What is asked:
Transcribe only the part of the material below that begins at the line containing "Convert this chart to Apache ECharts code." and ends at the line containing "const panelTemps = [570, 540, 510, 490, 450, 300];", with both kept and images left out.

** START Supplied material **

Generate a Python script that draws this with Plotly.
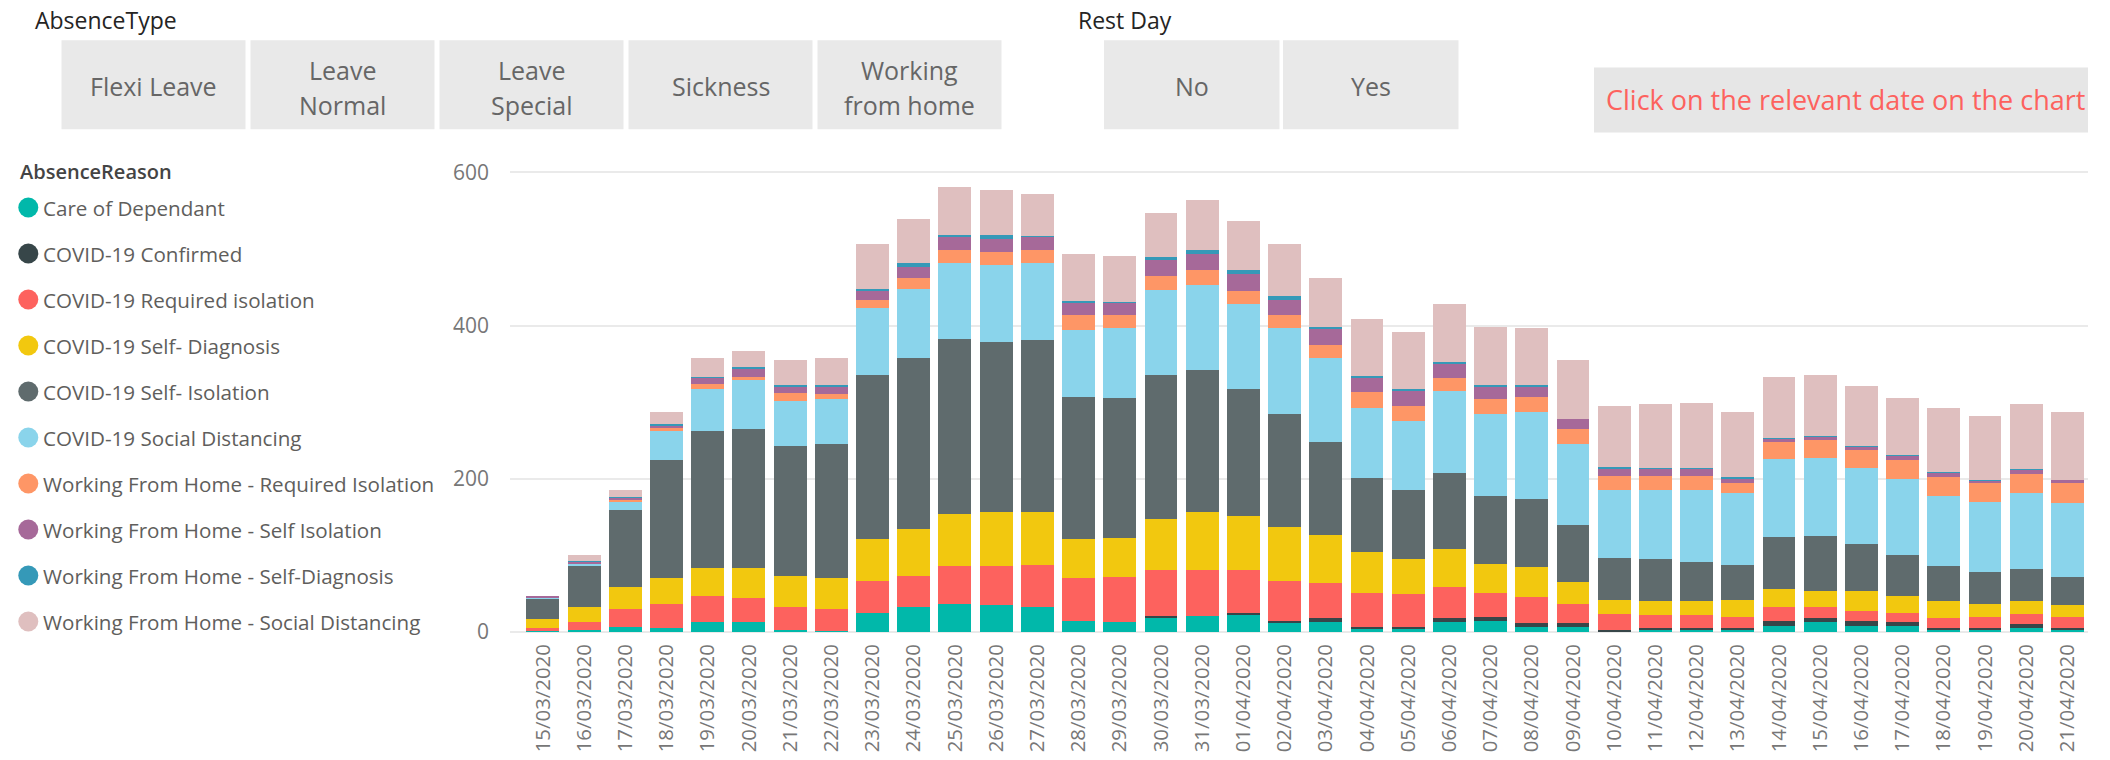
import plotly.graph_objects as go

# ---- data ---------------------------------------------------------------
dates = [
    "15/03/2020", "16/03/2020", "17/03/2020", "18/03/2020", "19/03/2020",
    "20/03/2020", "21/03/2020", "22/03/2020", "23/03/2020", "24/03/2020",
    "25/03/2020", "26/03/2020", "27/03/2020", "28/03/2020", "29/03/2020",
    "30/03/2020", "31/03/2020", "01/04/2020", "02/04/2020", "03/04/2020",
    "04/04/2020", "05/04/2020", "06/04/2020", "07/04/2020", "08/04/2020",
    "09/04/2020", "10/04/2020", "11/04/2020", "12/04/2020", "13/04/2020",
    "14/04/2020", "15/04/2020", "16/04/2020", "17/04/2020", "18/04/2020",
    "19/04/2020", "20/04/2020", "21/04/2020",
]

care_of_dependant = [1, 3, 7, 5, 13, 13, 3, 1, 25, 32, 37, 35, 32, 15, 13, 18, 21, 22, 12, 13,
                     5, 5, 13, 15, 7, 7, 1, 2, 2, 2, 8, 13, 8, 8, 3, 3, 5, 3]
covid_confirmed = [0, 0, 0, 0, 0, 0, 0, 0, 0, 0, 0, 0, 0, 0, 0, 3, 0, 3, 3, 5,
                   2, 2, 5, 5, 5, 5, 2, 3, 3, 3, 7, 5, 7, 5, 2, 2, 5, 2]
covid_required_isolation = [4, 10, 23, 32, 34, 31, 29, 29, 41, 41, 49, 51, 56, 56, 59, 60, 60, 56, 51, 46,
                            44, 42, 41, 31, 34, 24, 20, 17, 17, 15, 17, 14, 12, 12, 13, 15, 14, 15]
covid_self_diagnosis = [12, 20, 29, 34, 36, 39, 41, 41, 56, 61, 68, 70, 68, 51, 51, 66, 76, 71, 71, 63,
                        53, 46, 49, 38, 39, 29, 19, 19, 19, 22, 24, 22, 27, 22, 22, 17, 17, 15]
covid_self_isolation = [27, 53, 100, 153, 180, 182, 170, 175, 214, 223, 228, 223, 225, 185, 182, 189, 185, 165, 148, 121,
                        97, 90, 100, 88, 88, 75, 54, 54, 51, 46, 68, 71, 61, 53, 46, 41, 41, 37]
covid_social_distancing = [1, 3, 11, 39, 54, 64, 59, 58, 87, 91, 100, 100, 100, 87, 92, 110, 111, 111, 112, 110,
                           92, 90, 106, 107, 114, 105, 90, 90, 93, 93, 102, 102, 99, 100, 92, 92, 100, 97]
wfh_required_isolation = [0, 1, 2, 3, 7, 4, 10, 7, 10, 14, 17, 17, 17, 20, 17, 19, 19, 17, 17, 17,
                          20, 20, 17, 20, 20, 20, 17, 19, 19, 14, 22, 24, 24, 24, 24, 24, 24, 26]
wfh_self_isolation = [2, 2, 3, 4, 8, 10, 8, 10, 12, 14, 17, 17, 18, 15, 16, 20, 22, 22, 20, 20,
                      19, 20, 20, 17, 13, 13, 10, 9, 9, 6, 4, 4, 4, 6, 6, 4, 6, 3]
wfh_self_diagnosis = [0, 1, 1, 2, 1, 3, 2, 2, 3, 5, 2, 5, 1, 3, 1, 5, 5, 5, 5, 3,
                      2, 2, 2, 2, 2, 0, 2, 1, 1, 1, 1, 1, 1, 1, 1, 1, 1, 0]
wfh_social_distancing = [0, 7, 9, 15, 24, 21, 33, 34, 58, 58, 63, 59, 55, 62, 60, 57, 65, 65, 67, 64,
                         75, 75, 75, 75, 75, 77, 80, 83, 85, 85, 80, 80, 78, 75, 83, 83, 84, 89]

reasons = [
    "Care of Dependant",
    "COVID-19 Confirmed",
    "COVID-19 Required isolation",
    "COVID-19 Self- Diagnosis",
    "COVID-19 Self- Isolation",
    "COVID-19 Social Distancing",
    "Working From Home - Required Isolation",
    "Working From Home - Self Isolation",
    "Working From Home - Self-Diagnosis",
    "Working From Home - Social Distancing",
]
series = [
    care_of_dependant, covid_confirmed, covid_required_isolation, covid_self_diagnosis,
    covid_self_isolation, covid_social_distancing, wfh_required_isolation,
    wfh_self_isolation, wfh_self_diagnosis, wfh_social_distancing,
]
colors = [
    "#01B8AA", "#374649", "#FD625E", "#F2C80F", "#5F6B6D",
    "#8AD4EB", "#FE9666", "#A66999", "#3599B8", "#DFBFBF",
]

absence_types = [["Flexi Leave"], ["Leave", "Normal"], ["Leave", "Special"], ["Sickness"], ["Working", "from home"]]
rest_day_options = [["No"], ["Yes"]]

# ---- page geometry (pixels) ----------------------------------------------
W, H = 2110, 760
M_L, M_R, M_T, M_B = 510, 22, 157, 128
PW = W - M_L - M_R
PH = H - M_T - M_B
FONT = "Segoe UI, Open Sans, sans-serif"


def fx(x):
    return (x - M_L) / PW


def fy(y):
    return (H - M_B - y) / PH


fig = go.Figure()
for name, vals, col in zip(reasons, series, colors):
    fig.add_trace(go.Bar(
        x=dates, y=vals, name=name,
        marker=dict(color=col, line=dict(width=0)),
        showlegend=False,
    ))

shapes = []
annotations = []


def text_at(x, y, text, size, color, anchor="left", weight=None):
    font = dict(family=FONT, size=size, color=color)
    if weight:
        font["weight"] = weight
    annotations.append(dict(
        x=fx(x), y=fy(y), xref="paper", yref="paper",
        xanchor=anchor, yanchor="middle", text=text, showarrow=False, font=font,
    ))


def button(x0, x1, lines):
    shapes.append(dict(
        type="rect", xref="paper", yref="paper",
        x0=fx(x0), x1=fx(x1), y0=fy(129.3), y1=fy(40.3),
        fillcolor="#E9E9E9", line=dict(width=0), layer="below",
    ))
    cx = (x0 + x1) / 2
    if len(lines) == 1:
        text_at(cx, 86, lines[0], 25, "#666666", anchor="center")
    else:
        text_at(cx, 70, lines[0], 25, "#666666", anchor="center")
        text_at(cx, 105, lines[1], 25, "#666666", anchor="center")


# legend drawn as circles + labels on the left
text_at(18, 171, "AbsenceReason", 20, "#444444", weight=600)
for i, (name, col) in enumerate(zip(reasons, colors)):
    cy = 207.5 + 46.0 * i
    shapes.append(dict(
        type="circle", xref="paper", yref="paper",
        x0=fx(18.3), x1=fx(38.3), y0=fy(cy + 10), y1=fy(cy - 10),
        fillcolor=col, line=dict(width=0),
    ))
    text_at(41, cy, name, 20.6, "#605E5C")

# slicer: AbsenceType
text_at(33, 20, "AbsenceType", 23, "#252423")
for i, lines in enumerate(absence_types):
    x0 = 61.5 + 189 * i
    button(x0, x0 + 184, lines)

# slicer: Rest Day
text_at(1076, 20, "Rest Day", 23, "#252423")
for i, lines in enumerate(rest_day_options):
    x0 = 1104 + 179 * i
    button(x0, x0 + 175.5, lines)

# instruction banner
shapes.append(dict(
    type="rect", xref="paper", yref="paper",
    x0=fx(1594), x1=fx(2088), y0=fy(132.5), y1=fy(67.5),
    fillcolor="#E6E6E6", line=dict(width=0), layer="below",
))
text_at(1604, 100, "Click on the relevant date on the chart", 27, "#FD625E")

fig.update_layout(
    barmode="stack",
    bargap=0.2,
    width=W, height=H, autosize=False,
    margin=dict(l=M_L, r=M_R, t=M_T, b=M_B, pad=0),
    paper_bgcolor="white", plot_bgcolor="white",
    font=dict(family=FONT, color="#777777"),
    showlegend=False,
    shapes=shapes,
    annotations=annotations,
    xaxis=dict(
        type="category", range=[-0.8, 37.5], automargin=False,
        tickangle=-90, tickfont=dict(family=FONT, size=20.4, color="#777777"),
        showgrid=False, showline=False, zeroline=False, ticks="",
        ticklabelstandoff=7, fixedrange=True,
    ),
    yaxis=dict(
        range=[0, 620], tickvals=[0, 200, 400, 600], automargin=False,
        tickfont=dict(family=FONT, size=21, color="#777777"),
        showgrid=True, gridcolor="#EAEAEA", gridwidth=2,
        zeroline=True, zerolinecolor="#EAEAEA", zerolinewidth=2,
        showline=False, ticks="", ticklabelstandoff=20, fixedrange=True,
    ),
)

fig.write_html("out.html")
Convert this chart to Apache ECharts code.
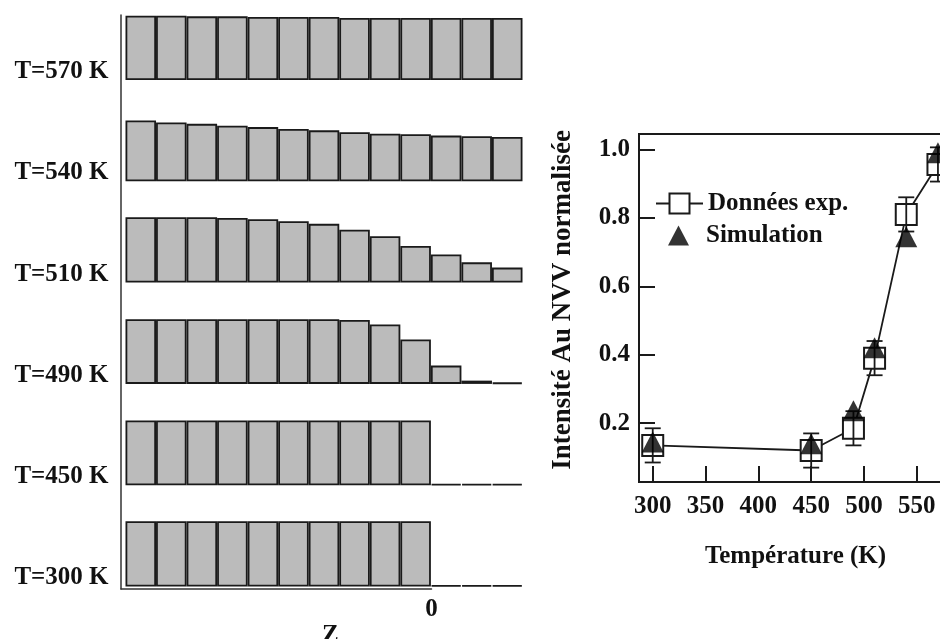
<!DOCTYPE html>
<html>
<head>
<meta charset="utf-8">
<script src="https://cdn.jsdelivr.net/npm/echarts@6/dist/echarts.min.js"></script>
<style>
  html, body { margin: 0; padding: 0; background: #fff; }
  #main { width: 940px; height: 639px; }
</style>
</head>
<body>
<div id="main"></div>
<script>
// Depth slices along Z: ten on the negative side of the origin, three beyond it
const zSlices = ['-10', '-9', '-8', '-7', '-6', '-5', '-4', '-3', '-2', '-1', '0', '1', '2'];

// Annealing temperatures of the stacked profiles (top to bottom)
const panelTemps = [570, 540, 510, 490, 450, 300];

// Normalised Au concentration per slice for each temperature
const profile570 = [0.985, 0.985, 0.975, 0.975, 0.965, 0.965, 0.965, 0.95, 0.95, 0.95, 0.95, 0.95, 0.95];
const profile540 = [0.93, 0.90, 0.88, 0.85, 0.83, 0.80, 0.78, 0.75, 0.73, 0.72, 0.70, 0.69, 0.68];
const profile510 = [1.00, 1.00, 1.00, 0.99, 0.97, 0.94, 0.90, 0.81, 0.71, 0.56, 0.43, 0.31, 0.23];
const profile490 = [0.99, 0.99, 0.99, 0.99, 0.99, 0.99, 0.99, 0.98, 0.91, 0.68, 0.28, 0.05, 0.02];
const profile450 = [0.99, 0.99, 0.99, 0.99, 0.99, 0.99, 0.99, 0.99, 0.99, 0.99, 0.02, 0.02, 0.02];
const profile300 = [1.00, 1.00, 1.00, 1.00, 1.00, 1.00, 1.00, 1.00, 1.00, 1.00, 0.02, 0.02, 0.02];
const profiles = [profile570, profile540, profile510, profile490, profile450, profile300];

// Au NVV intensity versus temperature
const tempK = [300, 450, 490, 510, 540, 570];
const expIntensity = [0.135, 0.12, 0.185, 0.39, 0.81, 0.956];
const expError = [0.05, 0.05, 0.05, 0.05, 0.05, 0.05];
const simIntensity = [0.145, 0.14, 0.236, 0.42, 0.745, 0.99];

// Tick positions
const tempTicks = [300, 350, 400, 450, 500, 550];
const intensityTicks = [0.2, 0.4, 0.6, 0.8, 1.0];
const zTicks = [0];

const FONT = "'Liberation Serif', 'Times New Roman', serif";
const txt = { fontFamily: FONT, fontWeight: 'bold', fontSize: 25, color: '#111' };
const INK = '#1a1a1a';

// Layout of the stacked profile panels
const panelLeft = 125.5, panelWidth = 397, panelHeight = 65.3;
const firstBottom = 80, panelStep = 101.3;

const grids = [], xAxes = [], yAxes = [], series = [];

panelTemps.forEach((t, i) => {
  const bottom = firstBottom + i * panelStep;
  grids.push({ left: panelLeft, width: panelWidth, top: bottom - panelHeight, height: panelHeight,
               outerBoundsMode: 'none' });
  xAxes.push({ gridIndex: i, type: 'category', data: zSlices, show: false });
  yAxes.push({
    gridIndex: i, type: 'value', min: 0, max: 1,
    axisLine: { show: false }, axisTick: { show: false }, splitLine: { show: false },
    axisLabel: {
      customValues: [0.13], margin: 17,
      formatter: () => 'T=' + t + ' K',
      ...txt
    }
  });
  series.push({
    type: 'bar', xAxisIndex: i, yAxisIndex: i, data: profiles[i],
    barCategoryGap: '0%', silent: true,
    itemStyle: { color: '#bbbbbb', borderColor: INK, borderWidth: 1.8 }
  });
});

// Frame of the profile stack: vertical axis on the left, Z axis along the bottom
grids.push({ left: 121, top: 15, width: 310.5, height: 574, outerBoundsMode: 'none' });
xAxes.push({
  gridIndex: 6, type: 'value', min: -10.17, max: 0,
  axisLine: { show: true, onZero: false, lineStyle: { color: '#333', width: 1.5 } },
  axisTick: { show: false }, splitLine: { show: false },
  axisLabel: { customValues: zTicks, margin: 8, ...txt }
});
yAxes.push({
  gridIndex: 6, type: 'value', min: 0, max: 1,
  axisLine: { show: true, onZero: false, lineStyle: { color: '#333', width: 1.5 } },
  axisTick: { show: false }, splitLine: { show: false }, axisLabel: { show: false }
});

// Intensity vs temperature plot (its right side runs past the page edge)
grids.push({ left: 639, top: 134, width: 313, height: 348, show: true, borderColor: INK, borderWidth: 2,
             outerBoundsMode: 'none' });
xAxes.push({
  gridIndex: 7, type: 'value', min: 287, max: 583.3,
  name: 'Température (K)', nameLocation: 'middle', nameGap: 62, nameTextStyle: { ...txt },
  axisLine: { show: true, onZero: false, lineStyle: { color: INK, width: 2 } },
  axisTick: { show: true, inside: true, length: 16, customValues: tempTicks, lineStyle: { color: INK, width: 2 } },
  splitLine: { show: false },
  axisLabel: { customValues: tempTicks, margin: 12, ...txt }
});
yAxes.push({
  gridIndex: 7, type: 'value', min: 0.028, max: 1.045,
  name: 'Intensité Au NVV normalisée', nameLocation: 'middle', nameGap: 62,
  nameTextStyle: { ...txt, fontSize: 27, padding: [0, 0, 0, 16] },
  axisLine: { show: true, onZero: false, lineStyle: { color: INK, width: 2 } },
  axisTick: { show: true, inside: true, length: 16, customValues: intensityTicks, lineStyle: { color: INK, width: 2 } },
  splitLine: { show: false },
  axisLabel: { customValues: intensityTicks, margin: 9, formatter: v => v.toFixed(1), ...txt }
});

series.push({
  name: 'Données exp.', type: 'line', xAxisIndex: 7, yAxisIndex: 7, z: 2,
  data: tempK.map((t, i) => [t, expIntensity[i]]),
  symbol: 'emptyRect', symbolSize: 21, showAllSymbol: true,
  lineStyle: { color: INK, width: 1.8 },
  itemStyle: { color: INK, borderColor: INK, borderWidth: 1.5 }
});
series.push({
  name: 'Erreur', type: 'custom', xAxisIndex: 7, yAxisIndex: 7, z: 3, silent: true,
  data: tempK.map((t, i) => [t, expIntensity[i] - expError[i], expIntensity[i] + expError[i]]),
  encode: { x: 0, y: [1, 2] },
  renderItem: (params, api) => {
    const x = api.value(0);
    const lo = api.coord([x, api.value(1)]);
    const hi = api.coord([x, api.value(2)]);
    const cap = 8;
    const st = { stroke: INK, lineWidth: 1.8 };
    return {
      type: 'group', children: [
        { type: 'line', shape: { x1: lo[0], y1: lo[1], x2: hi[0], y2: hi[1] }, style: st },
        { type: 'line', shape: { x1: lo[0] - cap, y1: lo[1], x2: lo[0] + cap, y2: lo[1] }, style: st },
        { type: 'line', shape: { x1: hi[0] - cap, y1: hi[1], x2: hi[0] + cap, y2: hi[1] }, style: st }
      ]
    };
  }
});
series.push({
  name: 'Simulation', type: 'scatter', xAxisIndex: 7, yAxisIndex: 7, z: 4,
  data: tempK.map((t, i) => [t, simIntensity[i]]),
  symbol: 'triangle', symbolSize: [22, 21],
  itemStyle: { color: '#000' }
});

const chart = echarts.init(document.getElementById('main'), null, { renderer: 'canvas' });
chart.setOption({
  animation: false,
  backgroundColor: '#fff',
  title: { text: 'Z', left: 322, top: 623, padding: 0, textStyle: { ...txt } },
  legend: [
    { data: ['Données exp.'], left: 655, top: 191, padding: 0, itemWidth: 47, itemHeight: 25,
      selectedMode: false, textStyle: { ...txt } },
    { data: ['Simulation'], left: 668, top: 223, padding: 0, itemWidth: 21, itemHeight: 20,
      selectedMode: false, textStyle: { ...txt, padding: [0, 0, 0, 12] } }
  ],
  grid: grids,
  xAxis: xAxes,
  yAxis: yAxes,
  series: series
});
</script>
</body>
</html>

** END Supplied material **

Full solution:
Convert this chart to Apache ECharts code.
<!DOCTYPE html>
<html>
<head>
<meta charset="utf-8">
<script src="https://cdn.jsdelivr.net/npm/echarts@6/dist/echarts.min.js"></script>
<style>
  html, body { margin: 0; padding: 0; background: #fff; }
  #main { width: 940px; height: 639px; }
</style>
</head>
<body>
<div id="main"></div>
<script>
// Depth slices along Z: ten on the negative side of the origin, three beyond it
const zSlices = ['-10', '-9', '-8', '-7', '-6', '-5', '-4', '-3', '-2', '-1', '0', '1', '2'];

// Annealing temperatures of the stacked profiles (top to bottom)
const panelTemps = [570, 540, 510, 490, 450, 300];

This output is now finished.